Table II of Figure 10 provides an overview of each module’s impact on the overall matching performance of the proposed framework. The ablation study of the echo correspondence network is carried out by substituting the MLP from Equation 22 with an arg max operator of the amplitude scale α k and the contrastive loss from Equation 25 with the Munkres (also known as Hungarian) algorithm. The impact of MEMG features from Equations 11 to 15 is evaluated by its replacement with the ToA from Equation 1 and its amplitude value Table II demonstrates that MLP and contrastive loss outperform the Munkres-based echo association accuracy. Furthermore, MEMG features are more reliable correspondence indicators than just using ToAs. A suitable alternative to MEMG, e.g., based on learned convolutions, is yet to be devised since existing methods in the field (e.g., T. Padois, O. Doutres, and F. Sgard, “On the use of modified phase transform weighting functions for acoustic imaging with the generalized cross correlation,” The Journal of the Acoustical Society of America, vol. 145, no. 3, pp. 1546- 1555, 2019,) employ waveform data.

While the invention has been illustrated and described in detail in the drawings and foregoing description, such illustration and description are to be considered illustrative or exemplary and not restrictive, the invention being not limited to the disclosed embodiment.

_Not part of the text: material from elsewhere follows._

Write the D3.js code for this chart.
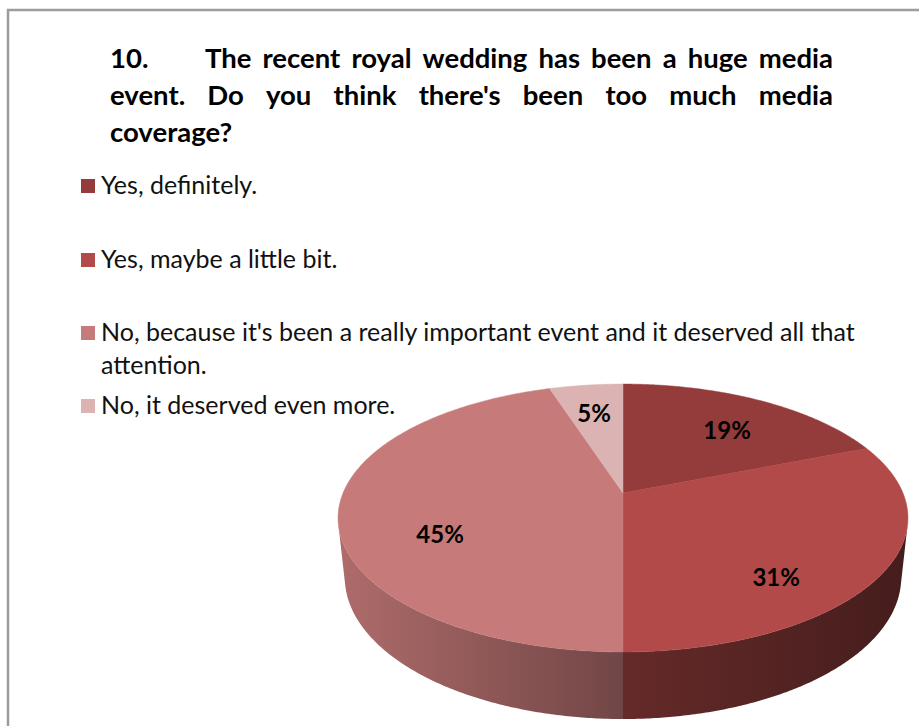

Other embodiments and variants are understood, and can be achieved by those skilled in the art when carrying out the claimed invention, based on a study of the drawings, the disclosure and the appended claims. New embodiments may be obtained by combining any of the teachings above.

In the claims, the word “comprising” does not exclude other elements or steps, and the indefinite article “a” or “an” does not exclude a plurality. The mere fact that different features are recited in mutually different dependent claims does not indicate that a combination of these features cannot be advantageously used. Any reference signs in the claims should not be construed as limiting the scope of the invention.